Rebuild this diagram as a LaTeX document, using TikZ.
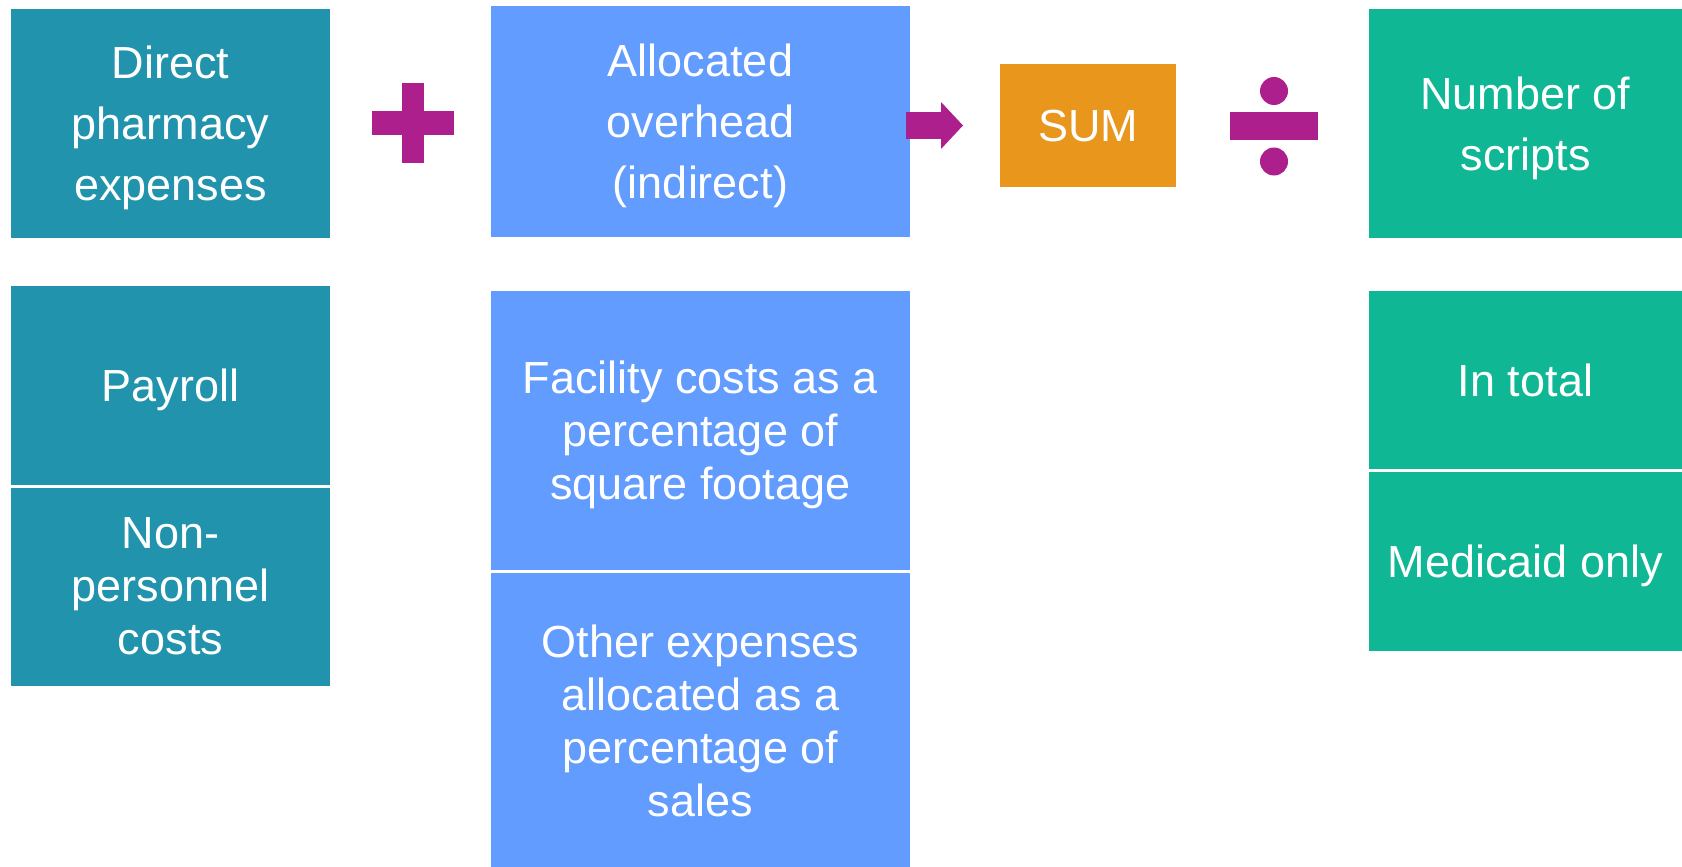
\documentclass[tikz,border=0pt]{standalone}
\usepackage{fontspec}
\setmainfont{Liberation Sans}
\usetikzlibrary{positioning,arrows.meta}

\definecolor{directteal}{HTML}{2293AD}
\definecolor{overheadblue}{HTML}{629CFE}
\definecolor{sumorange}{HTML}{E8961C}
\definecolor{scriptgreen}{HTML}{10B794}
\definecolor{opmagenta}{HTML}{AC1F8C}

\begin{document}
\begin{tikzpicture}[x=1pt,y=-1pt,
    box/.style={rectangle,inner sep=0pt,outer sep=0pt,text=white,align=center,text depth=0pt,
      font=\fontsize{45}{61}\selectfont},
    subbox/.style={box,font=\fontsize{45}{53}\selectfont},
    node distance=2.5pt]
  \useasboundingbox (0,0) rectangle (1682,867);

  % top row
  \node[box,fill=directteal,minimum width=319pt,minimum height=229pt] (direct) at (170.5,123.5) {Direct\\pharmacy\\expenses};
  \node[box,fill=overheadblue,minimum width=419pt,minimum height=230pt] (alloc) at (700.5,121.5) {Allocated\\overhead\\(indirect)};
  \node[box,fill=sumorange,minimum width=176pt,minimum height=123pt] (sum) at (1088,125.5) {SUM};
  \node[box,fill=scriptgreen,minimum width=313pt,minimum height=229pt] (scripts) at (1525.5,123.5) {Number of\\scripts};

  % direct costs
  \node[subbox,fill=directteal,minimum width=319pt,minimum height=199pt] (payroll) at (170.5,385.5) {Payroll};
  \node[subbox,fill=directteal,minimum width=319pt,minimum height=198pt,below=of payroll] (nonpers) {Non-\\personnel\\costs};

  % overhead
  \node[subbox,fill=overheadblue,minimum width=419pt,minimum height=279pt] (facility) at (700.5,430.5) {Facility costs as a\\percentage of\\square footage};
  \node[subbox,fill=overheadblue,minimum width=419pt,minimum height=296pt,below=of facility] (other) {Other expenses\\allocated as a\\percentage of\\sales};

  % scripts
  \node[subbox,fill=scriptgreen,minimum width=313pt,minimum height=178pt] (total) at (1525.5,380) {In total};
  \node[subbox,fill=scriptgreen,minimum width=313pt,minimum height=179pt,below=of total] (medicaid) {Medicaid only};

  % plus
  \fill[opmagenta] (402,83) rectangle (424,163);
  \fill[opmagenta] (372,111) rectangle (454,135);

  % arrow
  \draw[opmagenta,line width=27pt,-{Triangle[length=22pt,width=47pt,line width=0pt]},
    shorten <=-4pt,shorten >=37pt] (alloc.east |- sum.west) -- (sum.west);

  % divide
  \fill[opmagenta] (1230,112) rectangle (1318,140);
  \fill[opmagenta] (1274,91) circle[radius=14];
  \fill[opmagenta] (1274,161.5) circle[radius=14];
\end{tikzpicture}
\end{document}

(Goal of the exercise):
Restate the material word for word from its first line through the line containing "width=319pt,minimum height=198pt,below=of payroll]", both included; the pictures do not belong in it.

(Expected output):
Rebuild this diagram as a LaTeX document, using TikZ.
\documentclass[tikz,border=0pt]{standalone}
\usepackage{fontspec}
\setmainfont{Liberation Sans}
\usetikzlibrary{positioning,arrows.meta}

\definecolor{directteal}{HTML}{2293AD}
\definecolor{overheadblue}{HTML}{629CFE}
\definecolor{sumorange}{HTML}{E8961C}
\definecolor{scriptgreen}{HTML}{10B794}
\definecolor{opmagenta}{HTML}{AC1F8C}

\begin{document}
\begin{tikzpicture}[x=1pt,y=-1pt,
    box/.style={rectangle,inner sep=0pt,outer sep=0pt,text=white,align=center,text depth=0pt,
      font=\fontsize{45}{61}\selectfont},
    subbox/.style={box,font=\fontsize{45}{53}\selectfont},
    node distance=2.5pt]
  \useasboundingbox (0,0) rectangle (1682,867);

  % top row
  \node[box,fill=directteal,minimum width=319pt,minimum height=229pt] (direct) at (170.5,123.5) {Direct\\pharmacy\\expenses};
  \node[box,fill=overheadblue,minimum width=419pt,minimum height=230pt] (alloc) at (700.5,121.5) {Allocated\\overhead\\(indirect)};
  \node[box,fill=sumorange,minimum width=176pt,minimum height=123pt] (sum) at (1088,125.5) {SUM};
  \node[box,fill=scriptgreen,minimum width=313pt,minimum height=229pt] (scripts) at (1525.5,123.5) {Number of\\scripts};

  % direct costs
  \node[subbox,fill=directteal,minimum width=319pt,minimum height=199pt] (payroll) at (170.5,385.5) {Payroll};
  \node[subbox,fill=directteal,minimum width=319pt,minimum height=198pt,below=of payroll] (nonpers) {Non-\\personnel\\costs};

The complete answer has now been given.